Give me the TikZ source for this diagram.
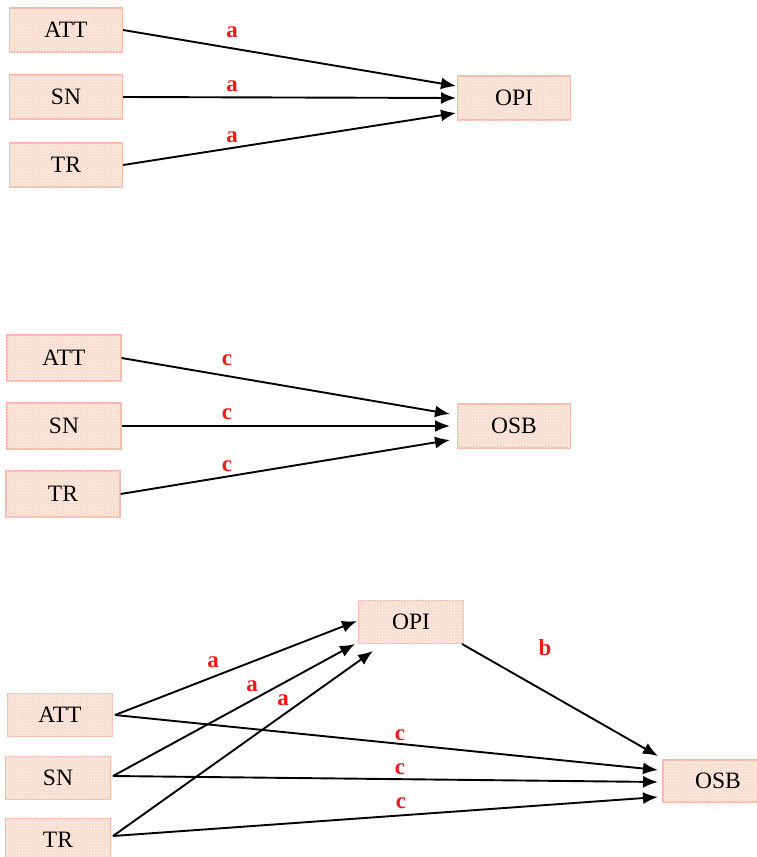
\documentclass[tikz,border=0pt]{standalone}
\usepackage{fontspec}
\setmainfont{Liberation Serif}
\usetikzlibrary{arrows.meta,patterns}
\definecolor{boxfill}{HTML}{FBDCCF}
\definecolor{boxline}{HTML}{F6B8A4}
\definecolor{lblred}{HTML}{F01818}
\begin{document}
\begin{tikzpicture}[x=1pt,y=-1pt,
  vbox/.style={draw=boxline, line width=1.2pt, fill=boxfill,
    postaction={pattern=crosshatch dots, pattern color=white},
    minimum width=113pt, minimum height=44pt, inner sep=0pt,
    font=\fontsize{23.5}{27}\selectfont},
  sbox/.style={vbox, minimum width=105pt, minimum height=43pt},
  conn/.style={line width=1.9pt, -{Latex[length=15pt,width=12pt]}},
  lbl/.style={text=lblred, font=\fontsize{23}{27}\selectfont\bfseries, inner sep=0pt}]
\useasboundingbox (0,0) rectangle (757,857);
% Panel 1
\node[vbox] (att1) at (66,30) {ATT};
\node[vbox] (sn1) at (66,97) {SN};
\node[vbox] (tr1) at (66,165) {TR};
\node[vbox] (opi1) at (514,98) {OPI};
\coordinate (e1a) at (456,86);
\coordinate (e1b) at (456,98);
\coordinate (e1c) at (456,113);
\draw[conn] (att1.east) -- (e1a);
\draw[conn] (sn1.east) -- (e1b);
\draw[conn] (tr1.east) -- (e1c);
\node[lbl] (la1) at (232,32) {a};
\node[lbl] (la2) at (232,86) {a};
\node[lbl] (la3) at (232,137) {a};
% Panel 2
\node[vbox, minimum width=114pt, minimum height=46pt] (att2) at (64,358) {ATT};
\node[vbox, minimum width=114pt, minimum height=46pt] (sn2) at (64,426) {SN};
\node[vbox, minimum width=114pt, minimum height=46pt] (tr2) at (63,494) {TR};
\node[vbox] (osb2) at (514,426) {OSB};
\coordinate (e2a) at (450,414);
\coordinate (e2b) at (450,426);
\coordinate (e2c) at (450,440);
\draw[conn] (att2.east) -- (e2a);
\draw[conn] (sn2.east) -- (e2b);
\draw[conn] (tr2.east) -- (e2c);
\node[lbl] (lc1) at (227,360) {c};
\node[lbl] (lc2) at (227,414) {c};
\node[lbl] (lc3) at (227,466) {c};
% Panel 3
\node[sbox] (opi3) at (411,622) {OPI};
\node[sbox] (att3) at (60,715) {ATT};
\node[sbox] (sn3) at (58,778) {SN};
\node[sbox] (tr3) at (58,840) {TR};
\node[sbox, minimum width=110pt, minimum height=42pt] (osb3) at (718,781) {OSB};
\coordinate (s3a) at (115,715);
\coordinate (s3b) at (113,776);
\coordinate (s3c) at (113,836);
\coordinate (p3a) at (357,621);
\coordinate (p3b) at (355,644);
\coordinate (p3c) at (373,651);
\coordinate (o3s) at (462,644);
\coordinate (q3o) at (658,756);
\coordinate (q3a) at (658,770);
\coordinate (q3b) at (658,782);
\coordinate (q3c) at (658,797);
\draw[conn] (s3a) -- (p3a);
\draw[conn] (s3b) -- (p3b);
\draw[conn] (s3c) -- (p3c);
\draw[conn] (o3s) -- (q3o);
\draw[conn] (s3a) -- (q3a);
\draw[conn] (s3b) -- (q3b);
\draw[conn] (s3c) -- (q3c);
\node[lbl] (lp1) at (213,662) {a};
\node[lbl] (lp2) at (252,686) {a};
\node[lbl] (lp3) at (283,700) {a};
\node[lbl] (lb) at (545,648) {b};
\node[lbl] (lq1) at (400,735) {c};
\node[lbl] (lq2) at (400,769) {c};
\node[lbl] (lq3) at (401,803) {c};
\end{tikzpicture}
\end{document}
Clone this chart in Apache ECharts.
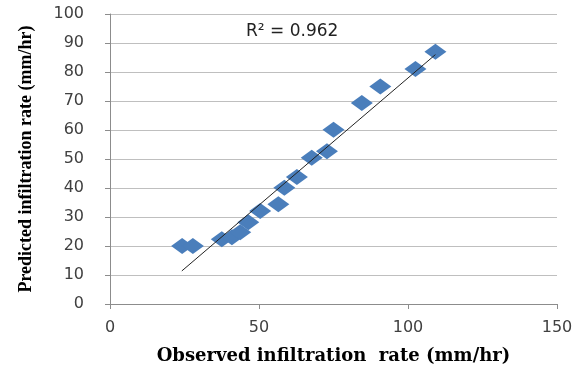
<!DOCTYPE html>
<html>
<head>
<meta charset="utf-8">
<script src="https://cdn.jsdelivr.net/npm/echarts@6/dist/echarts.min.js"></script>
<style>
html,body{margin:0;padding:0;background:#fff;}
#c{width:583px;height:370px;}
</style>
</head>
<body>
<div id="c"></div>
<script>
var observed  = [24.2, 27.8, 37.5, 40.9, 43.7, 46.4, 50.4, 56.5, 58.5, 62.7, 67.7, 72.8, 75.0, 84.5, 90.7, 102.5, 109.2];
var predicted = [20.0, 20.0, 22.3, 23.0, 24.7, 28.2, 32.1, 34.4, 40.1, 43.8, 50.4, 52.7, 60.1, 69.3, 75.0, 81.0, 87.0];
var trendX = [24.1, 109.2];
var trendY = [11.4, 86.0];
var rSquaredText = 'R² = 0.962';
var xTitle = 'Observed infiltration  rate (mm/hr)';
var yTitle = 'Predicted infiltration rate (mm/hr)';

var points = observed.map(function(x, i){ return [x, predicted[i]]; });
var trend = trendX.map(function(x, i){ return [x, trendY[i]]; });

var chart = echarts.init(document.getElementById('c'));
chart.setOption({
  animation: false,
  grid: {left: 110, right: 26, top: 14, bottom: 65},
  graphic: [{
    type: 'text', left: 246, top: 23,
    style: {text: rSquaredText, font: '17px "DejaVu Sans"', fill: '#222'}
  }],
  xAxis: {
    type: 'value', min: 0, max: 150, interval: 50,
    name: xTitle, nameLocation: 'middle', nameGap: 43,
    nameTextStyle: {fontFamily: '"DejaVu Serif"', fontWeight: 'bold', fontSize: 18, color: '#000'},
    axisLine: {show: true, lineStyle: {color: '#8c8c8c'}},
    axisTick: {show: true, length: 5, lineStyle: {color: '#8c8c8c'}},
    axisLabel: {margin: 16, fontFamily: '"DejaVu Sans"', fontSize: 16, color: '#404040'},
    splitLine: {show: false}
  },
  yAxis: {
    type: 'value', min: 0, max: 100, interval: 10,
    name: yTitle, nameLocation: 'middle', nameGap: 75, nameRotate: 90,
    nameTextStyle: {fontFamily: '"Liberation Serif"', fontWeight: 'bold', fontSize: 18, color: '#000'},
    axisLine: {show: true, lineStyle: {color: '#8c8c8c'}},
    axisTick: {show: true, length: 5, lineStyle: {color: '#8c8c8c'}},
    axisLabel: {margin: 26, fontFamily: '"DejaVu Sans"', fontSize: 16, color: '#404040'},
    splitLine: {show: true, lineStyle: {color: '#bfbfbf', width: 1}}
  },
  series: [{
    type: 'scatter',
    data: points,
    symbol: 'diamond',
    symbolSize: [22, 16],
    itemStyle: {color: '#4a7ebb', opacity: 1, borderWidth: 0},
    z: 2
  }, {
    type: 'line',
    data: trend,
    symbol: 'none',
    lineStyle: {color: '#222', width: 1},
    z: 3
  }]
});
</script>
</body>
</html>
..............................
### Required work
Would you set down the listing exactly, omitting pictures?

### Solution below
Give me the TikZ source for this diagram.
\documentclass[tikz,border=0pt]{standalone}
\usepackage{fontspec}
\setmainfont{Liberation Serif}
\usetikzlibrary{arrows.meta,patterns}
\definecolor{boxfill}{HTML}{FBDCCF}
\definecolor{boxline}{HTML}{F6B8A4}
\definecolor{lblred}{HTML}{F01818}
\begin{document}
\begin{tikzpicture}[x=1pt,y=-1pt,
  vbox/.style={draw=boxline, line width=1.2pt, fill=boxfill,
    postaction={pattern=crosshatch dots, pattern color=white},
    minimum width=113pt, minimum height=44pt, inner sep=0pt,
    font=\fontsize{23.5}{27}\selectfont},
  sbox/.style={vbox, minimum width=105pt, minimum height=43pt},
  conn/.style={line width=1.9pt, -{Latex[length=15pt,width=12pt]}},
  lbl/.style={text=lblred, font=\fontsize{23}{27}\selectfont\bfseries, inner sep=0pt}]
\useasboundingbox (0,0) rectangle (757,857);
% Panel 1
\node[vbox] (att1) at (66,30) {ATT};
\node[vbox] (sn1) at (66,97) {SN};
\node[vbox] (tr1) at (66,165) {TR};
\node[vbox] (opi1) at (514,98) {OPI};
\coordinate (e1a) at (456,86);
\coordinate (e1b) at (456,98);
\coordinate (e1c) at (456,113);
\draw[conn] (att1.east) -- (e1a);
\draw[conn] (sn1.east) -- (e1b);
\draw[conn] (tr1.east) -- (e1c);
\node[lbl] (la1) at (232,32) {a};
\node[lbl] (la2) at (232,86) {a};
\node[lbl] (la3) at (232,137) {a};
% Panel 2
\node[vbox, minimum width=114pt, minimum height=46pt] (att2) at (64,358) {ATT};
\node[vbox, minimum width=114pt, minimum height=46pt] (sn2) at (64,426) {SN};
\node[vbox, minimum width=114pt, minimum height=46pt] (tr2) at (63,494) {TR};
\node[vbox] (osb2) at (514,426) {OSB};
\coordinate (e2a) at (450,414);
\coordinate (e2b) at (450,426);
\coordinate (e2c) at (450,440);
\draw[conn] (att2.east) -- (e2a);
\draw[conn] (sn2.east) -- (e2b);
\draw[conn] (tr2.east) -- (e2c);
\node[lbl] (lc1) at (227,360) {c};
\node[lbl] (lc2) at (227,414) {c};
\node[lbl] (lc3) at (227,466) {c};
% Panel 3
\node[sbox] (opi3) at (411,622) {OPI};
\node[sbox] (att3) at (60,715) {ATT};
\node[sbox] (sn3) at (58,778) {SN};
\node[sbox] (tr3) at (58,840) {TR};
\node[sbox, minimum width=110pt, minimum height=42pt] (osb3) at (718,781) {OSB};
\coordinate (s3a) at (115,715);
\coordinate (s3b) at (113,776);
\coordinate (s3c) at (113,836);
\coordinate (p3a) at (357,621);
\coordinate (p3b) at (355,644);
\coordinate (p3c) at (373,651);
\coordinate (o3s) at (462,644);
\coordinate (q3o) at (658,756);
\coordinate (q3a) at (658,770);
\coordinate (q3b) at (658,782);
\coordinate (q3c) at (658,797);
\draw[conn] (s3a) -- (p3a);
\draw[conn] (s3b) -- (p3b);
\draw[conn] (s3c) -- (p3c);
\draw[conn] (o3s) -- (q3o);
\draw[conn] (s3a) -- (q3a);
\draw[conn] (s3b) -- (q3b);
\draw[conn] (s3c) -- (q3c);
\node[lbl] (lp1) at (213,662) {a};
\node[lbl] (lp2) at (252,686) {a};
\node[lbl] (lp3) at (283,700) {a};
\node[lbl] (lb) at (545,648) {b};
\node[lbl] (lq1) at (400,735) {c};
\node[lbl] (lq2) at (400,769) {c};
\node[lbl] (lq3) at (401,803) {c};
\end{tikzpicture}
\end{document}
Clone this chart in Apache ECharts.
<!DOCTYPE html>
<html>
<head>
<meta charset="utf-8">
<script src="https://cdn.jsdelivr.net/npm/echarts@6/dist/echarts.min.js"></script>
<style>
html,body{margin:0;padding:0;background:#fff;}
#c{width:583px;height:370px;}
</style>
</head>
<body>
<div id="c"></div>
<script>
var observed  = [24.2, 27.8, 37.5, 40.9, 43.7, 46.4, 50.4, 56.5, 58.5, 62.7, 67.7, 72.8, 75.0, 84.5, 90.7, 102.5, 109.2];
var predicted = [20.0, 20.0, 22.3, 23.0, 24.7, 28.2, 32.1, 34.4, 40.1, 43.8, 50.4, 52.7, 60.1, 69.3, 75.0, 81.0, 87.0];
var trendX = [24.1, 109.2];
var trendY = [11.4, 86.0];
var rSquaredText = 'R² = 0.962';
var xTitle = 'Observed infiltration  rate (mm/hr)';
var yTitle = 'Predicted infiltration rate (mm/hr)';

var points = observed.map(function(x, i){ return [x, predicted[i]]; });
var trend = trendX.map(function(x, i){ return [x, trendY[i]]; });

var chart = echarts.init(document.getElementById('c'));
chart.setOption({
  animation: false,
  grid: {left: 110, right: 26, top: 14, bottom: 65},
  graphic: [{
    type: 'text', left: 246, top: 23,
    style: {text: rSquaredText, font: '17px "DejaVu Sans"', fill: '#222'}
  }],
  xAxis: {
    type: 'value', min: 0, max: 150, interval: 50,
    name: xTitle, nameLocation: 'middle', nameGap: 43,
    nameTextStyle: {fontFamily: '"DejaVu Serif"', fontWeight: 'bold', fontSize: 18, color: '#000'},
    axisLine: {show: true, lineStyle: {color: '#8c8c8c'}},
    axisTick: {show: true, length: 5, lineStyle: {color: '#8c8c8c'}},
    axisLabel: {margin: 16, fontFamily: '"DejaVu Sans"', fontSize: 16, color: '#404040'},
    splitLine: {show: false}
  },
  yAxis: {
    type: 'value', min: 0, max: 100, interval: 10,
    name: yTitle, nameLocation: 'middle', nameGap: 75, nameRotate: 90,
    nameTextStyle: {fontFamily: '"Liberation Serif"', fontWeight: 'bold', fontSize: 18, color: '#000'},
    axisLine: {show: true, lineStyle: {color: '#8c8c8c'}},
    axisTick: {show: true, length: 5, lineStyle: {color: '#8c8c8c'}},
    axisLabel: {margin: 26, fontFamily: '"DejaVu Sans"', fontSize: 16, color: '#404040'},
    splitLine: {show: true, lineStyle: {color: '#bfbfbf', width: 1}}
  },
  series: [{
    type: 'scatter',
    data: points,
    symbol: 'diamond',
    symbolSize: [22, 16],
    itemStyle: {color: '#4a7ebb', opacity: 1, borderWidth: 0},
    z: 2
  }, {
    type: 'line',
    data: trend,
    symbol: 'none',
    lineStyle: {color: '#222', width: 1},
    z: 3
  }]
});
</script>
</body>
</html>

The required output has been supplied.